[What to do] Images are not part of the copy; transcribe all the data exactly.
※
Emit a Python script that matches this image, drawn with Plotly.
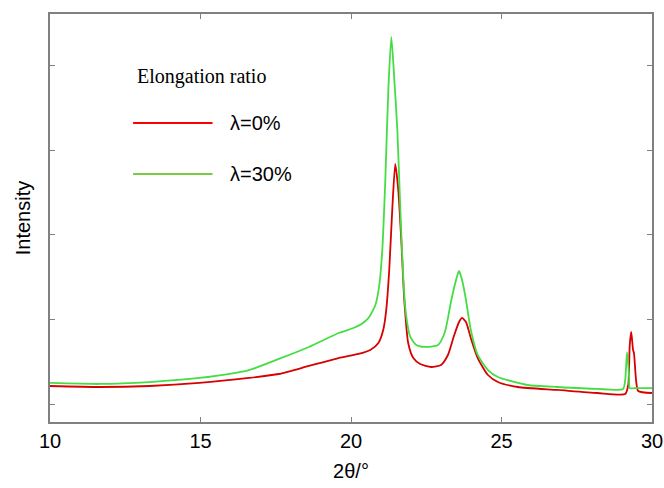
import plotly.graph_objects as go

# 2theta (deg) and intensity (a.u.)
two_theta_0 = [10.00, 11.65, 13.31, 14.96, 16.61, 17.60, 18.60, 19.59, 20.25, 20.64,
               20.91, 21.07, 21.17, 21.27, 21.37, 21.47, 21.57, 21.67, 21.77, 21.90,
               22.07, 22.30, 22.66, 22.99, 23.22, 23.42, 23.59, 23.69, 23.82, 23.98,
               24.21, 24.55, 24.88, 25.54, 26.86, 28.18, 29.11, 29.21, 29.26, 29.31,
               29.37, 29.40, 29.47, 29.54, 30.00]
intensity_0 = [1213, 1201, 1213, 1249, 1308, 1355, 1450, 1544, 1592, 1639,
               1722, 1876, 2112, 2586, 3296, 3840, 3532, 2941, 2231, 1722,
               1544, 1473, 1438, 1462, 1580, 1805, 1970, 2018, 1970, 1781,
               1544, 1343, 1260, 1201, 1166, 1130, 1118, 1225, 1698, 1852,
               1640, 1604, 1284, 1154, 1130]

two_theta_30 = [10.00, 11.65, 13.31, 14.96, 16.61, 17.60, 18.60, 19.59, 20.08, 20.35,
                20.58, 20.81, 20.94, 21.04, 21.14, 21.24, 21.34, 21.44, 21.54, 21.64,
                21.74, 21.83, 21.97, 22.17, 22.46, 22.89, 23.12, 23.32, 23.49, 23.59,
                23.69, 23.82, 23.98, 24.21, 24.55, 24.88, 25.87, 26.86, 28.18, 29.04,
                29.11, 29.17, 29.24, 29.26, 29.50, 30.00]
intensity_30 = [1249, 1237, 1260, 1308, 1402, 1533, 1675, 1840, 1899, 1947,
                2018, 2172, 2408, 2822, 3651, 4716, 5343, 4834, 4242, 3296,
                2467, 2053, 1793, 1698, 1675, 1698, 1852, 2207, 2467, 2574,
                2467, 2231, 1876, 1580, 1402, 1320, 1225, 1201, 1178, 1178,
                1284, 1615, 1320, 1189, 1189, 1189]

series_names = ["λ=0%", "λ=30%"]
curve_colors = ["#d80000", "#44dd44"]
legend_colors = ["#ff0000", "#77cc44"]
legend_title = "Elongation ratio"

fig = go.Figure()
for xs, ys, name, col in [(two_theta_0, intensity_0, series_names[0], curve_colors[0]),
                          (two_theta_30, intensity_30, series_names[1], curve_colors[1])]:
    fig.add_trace(go.Scatter(x=xs, y=ys, mode="lines", name=name,
                             line=dict(color=col, width=1.8, shape="spline", smoothing=0.6),
                             showlegend=False))

# manual legend (layout decoration)
leg_y = [0.733, 0.608]
for i in range(2):
    fig.add_shape(type="line", xref="paper", yref="paper",
                  x0=0.138, x1=0.270, y0=leg_y[i], y1=leg_y[i],
                  line=dict(color=legend_colors[i], width=2))
    fig.add_annotation(xref="paper", yref="paper", x=0.296, y=leg_y[i],
                       text=series_names[i], showarrow=False, xanchor="left", yanchor="middle",
                       font=dict(family="Arial, Liberation Sans", size=20, color="black"))
fig.add_annotation(xref="paper", yref="paper", x=0.1415, y=0.8456, text=legend_title,
                   showarrow=False, xanchor="left", yanchor="middle",
                   font=dict(family="Liberation Serif, Times New Roman", size=20, color="black"))

axis_common = dict(showline=True, linecolor="#808080", linewidth=1.5, mirror="ticks",
                   ticks="inside", ticklen=5, tickcolor="#808080", tickwidth=1,
                   showgrid=False, zeroline=False, automargin=False)

fig.update_xaxes(range=[10, 30], tick0=10, dtick=5, title_text="2θ/°",
                 tickfont=dict(size=20), title_font=dict(size=20), title_standoff=13,
                 ticklabeloverflow="allow", **axis_common)
fig.update_yaxes(range=[787, 5615], tick0=1000, dtick=1000, showticklabels=False,
                 title_text="Intensity", title_font=dict(size=20), title_standoff=12,
                 **axis_common)

fig.update_layout(width=664, height=488, margin=dict(l=50, r=12, t=14, b=66),
                  paper_bgcolor="white", plot_bgcolor="white",
                  font=dict(family="Arial, Liberation Sans", color="black"))

fig.write_html("out.html")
※
[Task answer]
Emit a Python script that matches this image, drawn with Plotly.
import plotly.graph_objects as go

# 2theta (deg) and intensity (a.u.)
two_theta_0 = [10.00, 11.65, 13.31, 14.96, 16.61, 17.60, 18.60, 19.59, 20.25, 20.64,
               20.91, 21.07, 21.17, 21.27, 21.37, 21.47, 21.57, 21.67, 21.77, 21.90,
               22.07, 22.30, 22.66, 22.99, 23.22, 23.42, 23.59, 23.69, 23.82, 23.98,
               24.21, 24.55, 24.88, 25.54, 26.86, 28.18, 29.11, 29.21, 29.26, 29.31,
               29.37, 29.40, 29.47, 29.54, 30.00]
intensity_0 = [1213, 1201, 1213, 1249, 1308, 1355, 1450, 1544, 1592, 1639,
               1722, 1876, 2112, 2586, 3296, 3840, 3532, 2941, 2231, 1722,
               1544, 1473, 1438, 1462, 1580, 1805, 1970, 2018, 1970, 1781,
               1544, 1343, 1260, 1201, 1166, 1130, 1118, 1225, 1698, 1852,
               1640, 1604, 1284, 1154, 1130]

two_theta_30 = [10.00, 11.65, 13.31, 14.96, 16.61, 17.60, 18.60, 19.59, 20.08, 20.35,
                20.58, 20.81, 20.94, 21.04, 21.14, 21.24, 21.34, 21.44, 21.54, 21.64,
                21.74, 21.83, 21.97, 22.17, 22.46, 22.89, 23.12, 23.32, 23.49, 23.59,
                23.69, 23.82, 23.98, 24.21, 24.55, 24.88, 25.87, 26.86, 28.18, 29.04,
                29.11, 29.17, 29.24, 29.26, 29.50, 30.00]
intensity_30 = [1249, 1237, 1260, 1308, 1402, 1533, 1675, 1840, 1899, 1947,
                2018, 2172, 2408, 2822, 3651, 4716, 5343, 4834, 4242, 3296,
                2467, 2053, 1793, 1698, 1675, 1698, 1852, 2207, 2467, 2574,
                2467, 2231, 1876, 1580, 1402, 1320, 1225, 1201, 1178, 1178,
                1284, 1615, 1320, 1189, 1189, 1189]

series_names = ["λ=0%", "λ=30%"]
curve_colors = ["#d80000", "#44dd44"]
legend_colors = ["#ff0000", "#77cc44"]
legend_title = "Elongation ratio"

fig = go.Figure()
for xs, ys, name, col in [(two_theta_0, intensity_0, series_names[0], curve_colors[0]),
                          (two_theta_30, intensity_30, series_names[1], curve_colors[1])]:
    fig.add_trace(go.Scatter(x=xs, y=ys, mode="lines", name=name,
                             line=dict(color=col, width=1.8, shape="spline", smoothing=0.6),
                             showlegend=False))

# manual legend (layout decoration)
leg_y = [0.733, 0.608]
for i in range(2):
    fig.add_shape(type="line", xref="paper", yref="paper",
                  x0=0.138, x1=0.270, y0=leg_y[i], y1=leg_y[i],
                  line=dict(color=legend_colors[i], width=2))
    fig.add_annotation(xref="paper", yref="paper", x=0.296, y=leg_y[i],
                       text=series_names[i], showarrow=False, xanchor="left", yanchor="middle",
                       font=dict(family="Arial, Liberation Sans", size=20, color="black"))
fig.add_annotation(xref="paper", yref="paper", x=0.1415, y=0.8456, text=legend_title,
                   showarrow=False, xanchor="left", yanchor="middle",
                   font=dict(family="Liberation Serif, Times New Roman", size=20, color="black"))

axis_common = dict(showline=True, linecolor="#808080", linewidth=1.5, mirror="ticks",
                   ticks="inside", ticklen=5, tickcolor="#808080", tickwidth=1,
                   showgrid=False, zeroline=False, automargin=False)

fig.update_xaxes(range=[10, 30], tick0=10, dtick=5, title_text="2θ/°",
                 tickfont=dict(size=20), title_font=dict(size=20), title_standoff=13,
                 ticklabeloverflow="allow", **axis_common)
fig.update_yaxes(range=[787, 5615], tick0=1000, dtick=1000, showticklabels=False,
                 title_text="Intensity", title_font=dict(size=20), title_standoff=12,
                 **axis_common)

fig.update_layout(width=664, height=488, margin=dict(l=50, r=12, t=14, b=66),
                  paper_bgcolor="white", plot_bgcolor="white",
                  font=dict(family="Arial, Liberation Sans", color="black"))

fig.write_html("out.html")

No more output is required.